A Judenrat (for Jewish council) was set up in late 1939 for those Jews who remained. The first President, Jakub Modko Lichtenfel, did not stay at his post for long, and was soon replaced by Dawid Perec. The last Judenrat of Lubartów consisted of five members: Moshe Joel Edelman (President), Shlomo Ber Ciesler (Vice President), Izrael Ratensilber, Menashe Kosman, and Jechiel Weinberg.

The ghetto area around the two marketplaces of Lubartów were still in existence when the Jews returned from slave labour projects. A communal kitchen was organised for the now poverty-stricken Jews. Deportations were also conducted into the Lubartów Ghetto. An example of this is the transport of 1,000 Jews from Ciechanów. In addition, by May 1942, some 2,421 Slovak Jews had been deported to Lubartów.

The first deportation to a death camp aboard Holocaust trains took place on 9 April 1942, the last day of Passover. On the first day, 800 Jews who did not have work cards were ordered to go to the railway station, from which they were taken to Belzec extermination camp. The last one of the train deportations to Belzec was on 11 October 1942, with 3,000 Jews sent off to be murdered. Some of these deportees were sent to Majdanek, with the others going to the death camp in Treblinka. Jews that were found to be hiding were shot. In total, the number of Jews found after last deportation numbered 300. After a while, the Jews that were found were instead deported to the Piaski ghetto.

The members of the Judenrat, and their families, were deported to Łęczna. They were shot in November 1942, while Jews who worked for the German gendarmerie were shot on 29 January 1943.
After the last deportations, the synagogues and cemeteries were destroyed. The gravestones were used in a pavement at a Wehrmacht base. Lubartów was declared Judenfrei by the Nazis in February 1943.

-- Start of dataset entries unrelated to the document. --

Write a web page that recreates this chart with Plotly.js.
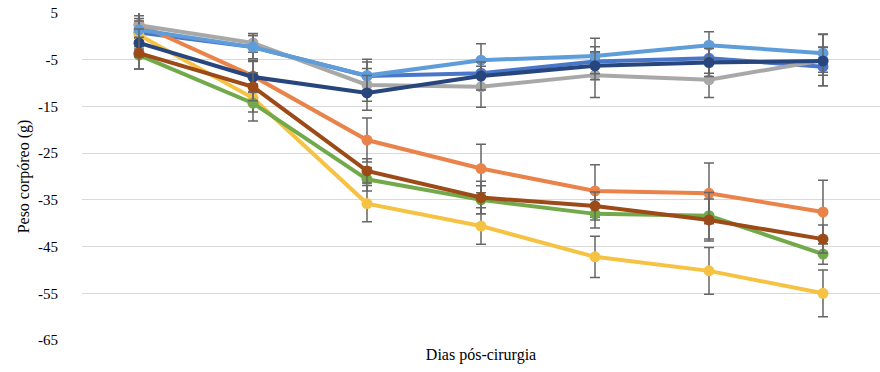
<!DOCTYPE html>
<html>
<head>
<meta charset="utf-8">
<script src="https://cdn.plot.ly/plotly-3.0.1.min.js"></script>
<style>html,body{margin:0;padding:0;background:#fff;}#chart{width:880px;height:372px;}</style>
</head>
<body>
<div id="chart"></div>
<script>
const days = [0, 1, 2, 3, 4, 5, 6];
const tickLabels = ["5", "-5", "-15", "-25", "-35", "-45", "-55", "-65"];
const tickValues = [5, -5, -15, -25, -35, -45, -55, -65];

const blueVals      = [0.8, -2.3, -8.5, -7.9, -5.4, -4.7, -6.5];
const blueErr       = [3.0, 2.5, 3.0, 3.0, 3.2, 3.2, 4.1];
const orangeVals    = [2.6, -8.5, -22.2, -28.3, -33.1, -33.6, -37.6];
const orangeErr     = [3.0, 3.3, 4.7, 5.2, 5.6, 6.5, 6.8];
const grayVals      = [2.4, -1.4, -10.4, -10.8, -8.3, -9.3, -5.1];
const grayErr       = [3.7, 2.0, 3.5, 4.4, 4.8, 3.8, 5.5];
const yellowVals    = [0.3, -13.2, -35.8, -40.6, -47.2, -50.2, -55.0];
const yellowErr     = [3.0, 3.0, 3.9, 3.9, 4.4, 5.0, 5.0];
const lightBlueVals = [1.4, -2.3, -8.4, -5.1, -4.2, -1.9, -3.6];
const lightBlueErr  = [3.0, 2.5, 3.5, 3.5, 3.8, 2.9, 4.1];
const greenVals     = [-4.0, -14.3, -30.6, -35.0, -38.0, -38.4, -46.6];
const greenErr      = [3.0, 3.8, 2.5, 3.0, 3.0, 5.0, 2.2];
const navyVals      = [-1.4, -8.7, -12.1, -8.5, -6.3, -5.6, -5.3];
const navyErr       = [3.0, 3.3, 3.7, 3.0, 3.0, 3.0, 3.0];
const brownVals     = [-3.6, -10.8, -28.8, -34.5, -36.3, -39.3, -43.4];
const brownErr      = [3.4, 3.0, 2.6, 3.5, 3.0, 4.5, 3.0];

const series = [
  {y: blueVals, e: blueErr, c: "#4A76C8"},
  {y: orangeVals, e: orangeErr, c: "#E9834A"},
  {y: grayVals, e: grayErr, c: "#A8A8A8"},
  {y: yellowVals, e: yellowErr, c: "#F6C243"},
  {y: lightBlueVals, e: lightBlueErr, c: "#5E9DDA"},
  {y: greenVals, e: greenErr, c: "#72AA4B"},
  {y: navyVals, e: navyErr, c: "#28467E"},
  {y: brownVals, e: brownErr, c: "#9C4A17"}
];

const traces = series.map(s => ({
  x: days, y: s.y, type: "scatter", mode: "lines+markers",
  line: {color: s.c, width: 4},
  marker: {color: s.c, size: 11},
  error_y: {type: "data", array: s.e, visible: true, color: "#666666", thickness: 1.5, width: 5},
  hoverinfo: "skip", showlegend: false
}));

const layout = {
  width: 880, height: 372,
  margin: {l: 82, r: 0, t: 13, b: 32},
  paper_bgcolor: "#ffffff", plot_bgcolor: "#ffffff",
  font: {family: "Liberation Serif, Times New Roman, serif", size: 15, color: "#000000"},
  xaxis: {
    range: [-0.5, 6.5], showticklabels: false, showgrid: false, zeroline: false,
    showline: false, ticks: "", fixedrange: true,
    title: {text: "Dias pós-cirurgia", font: {size: 16}, standoff: 8}
  },
  yaxis: {
    range: [-65, 5], tickvals: tickValues, ticktext: tickLabels,
    showgrid: true, gridcolor: "#D9D9D9", gridwidth: 1, zeroline: false,
    showline: false, ticks: "outside", ticklen: 20, tickcolor: "rgba(0,0,0,0)",
    tickfont: {size: 15}, automargin: false,
    title: {text: "Peso corpóreo (g)", font: {size: 16}, standoff: 4}
  }
};

Plotly.newPlot("chart", traces, layout, {staticPlot: true, displayModeBar: false});
</script>
</body>
</html>
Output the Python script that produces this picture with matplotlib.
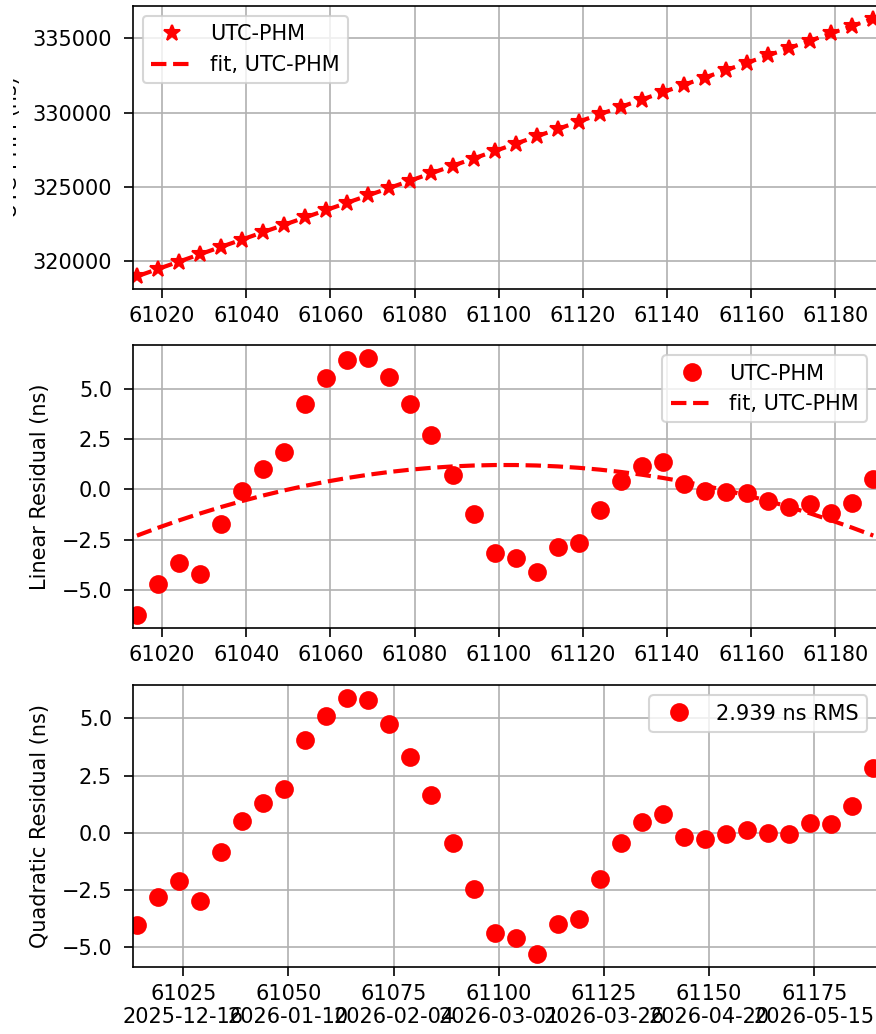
import datetime

import numpy as np
import matplotlib
matplotlib.use("Agg")
import matplotlib.pyplot as plt
from matplotlib.ticker import MultipleLocator, FuncFormatter
from matplotlib.transforms import Bbox, TransformedBbox

# MJD of each measurement
mjd = [61014, 61019, 61024, 61029, 61034, 61039, 61044, 61049, 61054, 61059,
       61064, 61069, 61074, 61079, 61084, 61089, 61094, 61099, 61104, 61109,
       61114, 61119, 61124, 61129, 61134, 61139, 61144, 61149, 61154, 61159,
       61164, 61169, 61174, 61179, 61184, 61189]

# UTC-PHM (ns)
utc_phm = [318992.7, 319488.9, 319984.5, 320478.5, 320975.6, 321471.8,
           321967.4, 322462.9, 322959.8, 323455.6, 323951.1, 324445.8,
           324939.4, 325432.7, 325925.7, 326418.3, 326910.9, 327403.6,
           327897.9, 328391.7, 328887.5, 329382.3, 329878.5, 330374.5,
           330869.9, 331364.7, 331858.1, 332352.3, 332846.8, 333341.3,
           333835.5, 334329.8, 334824.5, 335318.6, 335813.7, 336309.5]

# residual after linear fit (ns)
lin_resid = [-6.26, -4.72, -3.66, -4.19, -1.73, -0.07, 1.01, 1.87, 4.23, 5.51,
             6.44, 6.53, 5.60, 4.25, 2.72, 0.71, -1.21, -3.14, -3.41, -4.10,
             -2.86, -2.69, -1.03, 0.43, 1.18, 1.36, 0.25, -0.08, -0.15, -0.18,
             -0.60, -0.90, -0.73, -1.18, -0.70, 0.53]

# residual after quadratic fit (ns)
quad_resid = [-4.01, -2.82, -2.12, -2.98, -0.83, 0.51, 1.32, 1.93, 4.06, 5.12,
              5.90, 5.81, 4.74, 3.30, 1.64, -0.45, -2.43, -4.37, -4.61, -5.31,
              -3.98, -3.76, -2.01, -0.45, 0.48, 0.82, -0.16, -0.28, -0.06, 0.13,
              -0.01, -0.04, 0.44, 0.38, 1.18, 2.85]

rms_label = "2.939 ns RMS"
series_label = "UTC-PHM"
fit_label = "fit, UTC-PHM"

plt.rcParams["xtick.major.size"] = 4.5
plt.rcParams["ytick.major.size"] = 4.5
plt.rcParams["ytick.major.pad"] = 5.4
plt.rcParams["axes.labelpad"] = 5.5


def mjd_date_label(x, pos):
    d = datetime.datetime(1858, 11, 17) + datetime.timedelta(days=x)
    return f"{x:.0f}\n{d:%Y-%m-%d}"


def main():
    x = np.array(mjd, dtype=float)
    y = np.array(utc_phm)
    r1 = np.array(lin_resid)
    r2 = np.array(quad_resid)

    top_fit = np.polyval(np.polyfit(x, y, 2), x)
    mid_fit = np.polyval(np.polyfit(x, r1, 2), x)

    fig = plt.figure(figsize=(876 / 150, 1034 / 150), dpi=150)
    left, width = 0.1515, 0.8502
    ax1 = fig.add_axes([left, 0.7202, width, 0.2743])
    ax2 = fig.add_axes([left, 0.3924, width, 0.2740])
    ax3 = fig.add_axes([left, 0.0645, width, 0.2730])

    ax1.plot(x, y, "r*", markersize=8, label=series_label)
    ax1.plot(x, top_fit, "r--", lw=2, label=fit_label)
    ax1.set_ylabel("UTC-PHM (ns)")
    ax1.legend(loc="upper left")
    ax1.xaxis.set_major_locator(MultipleLocator(20))

    # the top label runs off the left edge of the original image
    clip = TransformedBbox(Bbox([[13 / 876, 0], [1, 1]]), fig.transFigure)
    ax1.yaxis.label.set_clip_box(clip)
    ax1.yaxis.label.set_clip_on(True)

    ax2.plot(x, r1, "ro", markersize=8, label=series_label)
    ax2.plot(x, mid_fit, "r--", lw=2, label=fit_label)
    ax2.set_ylabel("Linear Residual (ns)")
    ax2.legend(loc="upper right")
    ax2.xaxis.set_major_locator(MultipleLocator(20))

    ax3.plot(x, r2, "ro", markersize=8, label=rms_label)
    ax3.set_ylabel("Quadratic Residual (ns)")
    ax3.legend(loc="upper right")
    ax3.xaxis.set_major_locator(MultipleLocator(25))
    ax3.xaxis.set_major_formatter(FuncFormatter(mjd_date_label))

    for ax in (ax1, ax2, ax3):
        ax.set_xlim(61013, 61190)
        ax.grid(True)

    fig.savefig("out.png", dpi=150)
    plt.close(fig)


if __name__ == "__main__":
    main()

===Escape, rescue and resistance efforts===
Only forty Jews had survived the liquidation of the Lubartów Ghetto. Some of them were rescued by the Poles, others hid in the forests. Josek Honiksblum and his wife Bluma survived hidden by the Czekański family in their home at Lipowa 3 Street. Dora Wajnbert with her sister Noma and her one-and-a-half-year old baby were rescued by Jan Sienkiewicz living at Legionów 55 Street. Among the Jews who escaped the mass murder thanks to their Christian neighbours were Berek Tunkielszwarc, Doba Apfeld, Szloma and Dawid Cyngiel, Izaak Pud, Josek Wajnberg with daughter Frajdla, Owadia Tołbiasz, Gerszon Kopfe with wife Rachela and daughter Sura Kopfe, as well as Chana Goldsztein and his wife Bluma. All stayed in Lubartów. Others survived by hiding with the Poles in villages surrounding the town, including Berek Tunkielszwarc, Doba Apfeld, Szloma and Dawid Cyngiel, Izaak Pud, Josek Wajnberg with daughter Frajdla, Owadia Tołbiasz, and Chana Goldsztein.

Frank Bleichman, whose family lived in a nearby village and was eventually deported to the Lubartów Ghetto, avoided their fate, and received aid from the Aleksander and Stanisława Głos, as well as from Bolesław Dąbrowski and his family, all later recognized as Polish Righteous. Dąbrowski was executed by the Germans for the crime of helping the Jews. Bleichman went on to become an active member of the Jewish resistance operating in the Lubartów area.

Not all rescue attempts were equally successful. The Polish farming family of Jan Galat and his wife Marianna, who sheltered the two members of the Rozgold family, were caught by Orpo on 20 November 1942. The Germans murdered the Jews on the spot, and Jan Galat was taken to Lubartów where shortly afterward he was publicly hanged for helping Jews.